The 2008 presidential candidates are laying out their plans for "government reform" and "cleaning up Washington." As in past White House campaigns, federal employees and government contractors seem likely to get caught in the crossfire.
Downsizing the federal government as baby boomers retire, getting tough on procurement to end waste and fraud, and tightening programs to give Americans a better return on their tax dollars are among the favorite targets for the candidates.
It's early, and many of the 2008 campaign promises lack details about how the candidates would deliver or which agencies would bear the brunt of any cutbacks. But, as federal employees know, the winner will try to shake up the government.
President Bill Clinton put his vice president, Al Gore, in charge of nearly eight years of "reinventing government," which offered cash buyouts to encourage employees to leave the federal payroll. President Bush followed with a "presidential management agenda" that has urged agencies to run job competitions to see if federal work can be turned over to the private sector.
This year, the prospect that a substantial number of federal employees will soon retire makes it easier to suggest downsizing the government.
"How about we try something new? How about we not replace half of those positions?" Giuliani, the former New York mayor, said in Tuscaloosa, Ala. "How about we shrink the federal government? How about we figure out how to use technology the way businesses do, new procedures, try to figure out how to have one person do the job of two or three?"
He projects that 42 percent of federal employees will retire over the next 10 years. Not filling half of those jobs would save about $20 billion a year, Giuliani says.
Mitt Romney, former Republican governor of Massachusetts, said, "Washington is broken" at a debate this month. The government's retirement wave means "we can reduce the employment there, but more importantly, go through all the agencies, all the departments, all the programs and cut out the unnecessary and the wasteful," he said.
Federal retirements, Sen. John McCain (R-Ariz.) said, represent "an opportunity to reorganize the entire federal workforce." That means adjusting salary scales "to attract the finest public servants," bringing in new technology, and streamlining to make government smaller and less expensive, he said.
In remarks this month in Oklahoma, McCain said, "The civil service has strayed from its reformist roots and has mutated into a no-accountability zone, where employment is treated as an entitlement, good performance as an option and accountability as someone else's problem."
It's time, McCain said, to "demand high standards of behavior" and "not let good workers be crippled by the fine print of the latest union contract."
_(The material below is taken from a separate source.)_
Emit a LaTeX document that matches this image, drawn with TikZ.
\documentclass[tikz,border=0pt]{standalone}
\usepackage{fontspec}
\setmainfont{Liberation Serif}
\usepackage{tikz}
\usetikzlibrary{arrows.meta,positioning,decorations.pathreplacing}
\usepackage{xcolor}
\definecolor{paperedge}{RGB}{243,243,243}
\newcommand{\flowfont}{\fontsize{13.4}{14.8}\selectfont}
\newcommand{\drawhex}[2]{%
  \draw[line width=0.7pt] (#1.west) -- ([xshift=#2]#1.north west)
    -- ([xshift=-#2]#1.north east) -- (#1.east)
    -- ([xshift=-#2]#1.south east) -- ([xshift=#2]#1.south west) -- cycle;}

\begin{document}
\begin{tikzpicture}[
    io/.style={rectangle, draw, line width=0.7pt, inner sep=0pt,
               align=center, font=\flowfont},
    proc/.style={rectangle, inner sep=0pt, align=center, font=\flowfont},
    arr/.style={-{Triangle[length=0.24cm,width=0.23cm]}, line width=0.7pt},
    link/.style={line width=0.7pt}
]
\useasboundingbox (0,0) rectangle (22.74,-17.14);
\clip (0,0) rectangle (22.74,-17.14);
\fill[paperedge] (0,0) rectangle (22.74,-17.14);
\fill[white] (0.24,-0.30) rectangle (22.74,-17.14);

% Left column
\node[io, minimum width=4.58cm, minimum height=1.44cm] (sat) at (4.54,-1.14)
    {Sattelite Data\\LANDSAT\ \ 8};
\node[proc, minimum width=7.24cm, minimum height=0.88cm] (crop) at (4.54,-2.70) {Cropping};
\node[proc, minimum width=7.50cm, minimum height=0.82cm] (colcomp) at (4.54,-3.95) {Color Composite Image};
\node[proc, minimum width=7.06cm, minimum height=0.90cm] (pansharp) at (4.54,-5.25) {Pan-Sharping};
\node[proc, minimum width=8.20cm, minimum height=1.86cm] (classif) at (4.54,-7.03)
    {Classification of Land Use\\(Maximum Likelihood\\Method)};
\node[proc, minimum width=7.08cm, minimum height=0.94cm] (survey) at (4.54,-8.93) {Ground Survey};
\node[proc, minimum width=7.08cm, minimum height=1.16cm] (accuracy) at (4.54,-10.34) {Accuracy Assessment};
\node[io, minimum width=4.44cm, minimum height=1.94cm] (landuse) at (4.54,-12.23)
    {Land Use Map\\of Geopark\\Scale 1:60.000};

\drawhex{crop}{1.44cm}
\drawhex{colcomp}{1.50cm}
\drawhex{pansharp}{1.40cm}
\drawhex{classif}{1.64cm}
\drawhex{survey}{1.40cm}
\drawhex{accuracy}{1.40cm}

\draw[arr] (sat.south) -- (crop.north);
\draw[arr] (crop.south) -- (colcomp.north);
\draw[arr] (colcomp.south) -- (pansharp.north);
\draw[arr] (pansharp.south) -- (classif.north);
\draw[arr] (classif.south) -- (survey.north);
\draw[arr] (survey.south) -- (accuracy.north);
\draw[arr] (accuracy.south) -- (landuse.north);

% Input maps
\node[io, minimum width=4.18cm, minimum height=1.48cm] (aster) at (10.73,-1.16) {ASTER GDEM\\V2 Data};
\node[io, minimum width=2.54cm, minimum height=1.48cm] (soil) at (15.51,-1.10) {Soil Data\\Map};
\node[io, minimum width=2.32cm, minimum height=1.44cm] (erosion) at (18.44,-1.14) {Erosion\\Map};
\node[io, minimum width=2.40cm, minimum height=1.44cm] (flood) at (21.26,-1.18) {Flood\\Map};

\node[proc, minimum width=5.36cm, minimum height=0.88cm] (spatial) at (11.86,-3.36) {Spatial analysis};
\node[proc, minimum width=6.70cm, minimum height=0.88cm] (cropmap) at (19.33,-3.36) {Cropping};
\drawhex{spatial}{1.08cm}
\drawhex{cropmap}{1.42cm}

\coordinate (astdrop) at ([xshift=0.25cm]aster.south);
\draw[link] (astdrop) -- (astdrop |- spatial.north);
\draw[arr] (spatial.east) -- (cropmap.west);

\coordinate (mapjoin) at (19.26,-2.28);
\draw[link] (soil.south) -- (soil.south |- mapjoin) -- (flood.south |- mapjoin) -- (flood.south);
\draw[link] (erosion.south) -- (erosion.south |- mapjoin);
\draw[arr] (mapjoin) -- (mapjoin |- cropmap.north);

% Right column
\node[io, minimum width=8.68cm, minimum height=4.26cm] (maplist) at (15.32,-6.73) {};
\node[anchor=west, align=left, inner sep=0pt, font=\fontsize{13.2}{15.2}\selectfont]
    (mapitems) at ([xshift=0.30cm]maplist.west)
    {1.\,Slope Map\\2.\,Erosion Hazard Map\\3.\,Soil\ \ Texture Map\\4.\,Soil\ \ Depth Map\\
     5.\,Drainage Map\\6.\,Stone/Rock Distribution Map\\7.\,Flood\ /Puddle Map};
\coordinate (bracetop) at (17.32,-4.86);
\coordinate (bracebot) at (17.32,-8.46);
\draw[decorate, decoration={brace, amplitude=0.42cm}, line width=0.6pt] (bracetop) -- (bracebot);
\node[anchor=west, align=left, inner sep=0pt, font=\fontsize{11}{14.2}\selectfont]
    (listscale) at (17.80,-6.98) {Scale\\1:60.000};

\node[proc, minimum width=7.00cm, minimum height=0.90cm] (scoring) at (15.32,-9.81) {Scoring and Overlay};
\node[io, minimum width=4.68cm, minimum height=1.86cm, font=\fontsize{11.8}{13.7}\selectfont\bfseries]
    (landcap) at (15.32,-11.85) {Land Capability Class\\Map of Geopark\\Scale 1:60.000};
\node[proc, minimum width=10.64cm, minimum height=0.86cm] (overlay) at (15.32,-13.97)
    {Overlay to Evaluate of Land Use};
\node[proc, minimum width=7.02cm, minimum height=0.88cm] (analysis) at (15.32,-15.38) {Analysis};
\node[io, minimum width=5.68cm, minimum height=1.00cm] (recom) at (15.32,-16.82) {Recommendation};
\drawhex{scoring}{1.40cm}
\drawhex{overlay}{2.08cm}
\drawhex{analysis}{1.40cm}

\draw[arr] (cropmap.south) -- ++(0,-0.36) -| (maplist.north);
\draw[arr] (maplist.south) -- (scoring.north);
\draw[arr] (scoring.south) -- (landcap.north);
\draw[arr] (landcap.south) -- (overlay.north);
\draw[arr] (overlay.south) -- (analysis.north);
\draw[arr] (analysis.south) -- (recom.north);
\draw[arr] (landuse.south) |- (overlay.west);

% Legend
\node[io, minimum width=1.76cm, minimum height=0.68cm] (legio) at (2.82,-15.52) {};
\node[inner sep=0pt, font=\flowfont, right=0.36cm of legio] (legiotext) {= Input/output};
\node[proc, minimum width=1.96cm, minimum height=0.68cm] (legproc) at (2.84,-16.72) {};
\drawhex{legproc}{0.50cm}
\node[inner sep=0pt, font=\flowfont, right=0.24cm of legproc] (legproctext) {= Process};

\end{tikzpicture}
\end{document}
McCain promised to clean up defense contracting, which he faulted for cost overruns and recurring problems. Members of Congress, federal officials and defense contractors share in the blame for creating "a broken system," he said.
Clinton (D-N.Y.) targets federal contract jobs for cuts that she claims would save $10 billion to $18 billion a year. "Some contract employees cost twice as much as comparable federal workers. They're often less accountable and less competent," she said in a speech last month.
To attract a new generation to the government, Clinton proposed a U.S. Public Service Academy, an undergraduate college modeled after the military service academies. The academy could help the government find replacements for retirees, she said.
"Many young people are ready, willing and able to answer the call to serve," Clinton said. "But they often graduate from college with so much debt that they can't imagine going into a public-service career."
By providing a free education in exchange for five years of federal service, an academy "will open the doors much more widely for young people who want to serve their country," she said.
Clinton and McCain said they would push efforts to improve the performance of federal programs. McCain, for example, said that if a program is found to be performing poorly, that could be a factor in deciding whether its funded the next year.
Former senator John Edwards, a Democratic candidate, pledges to rebuild the military and root out waste and cronyism in the Pentagon, according to his Web site. Sen. Barack Obama (D-Ill.) says he hopes to empower citizens to crack down on government waste by putting information about federal grants, contracts, loans and earmarks online. McCain also said he would use the Internet in a similar manner to hold agencies accountable.
Staff researcher Madonna A. Lebling contributed to this report.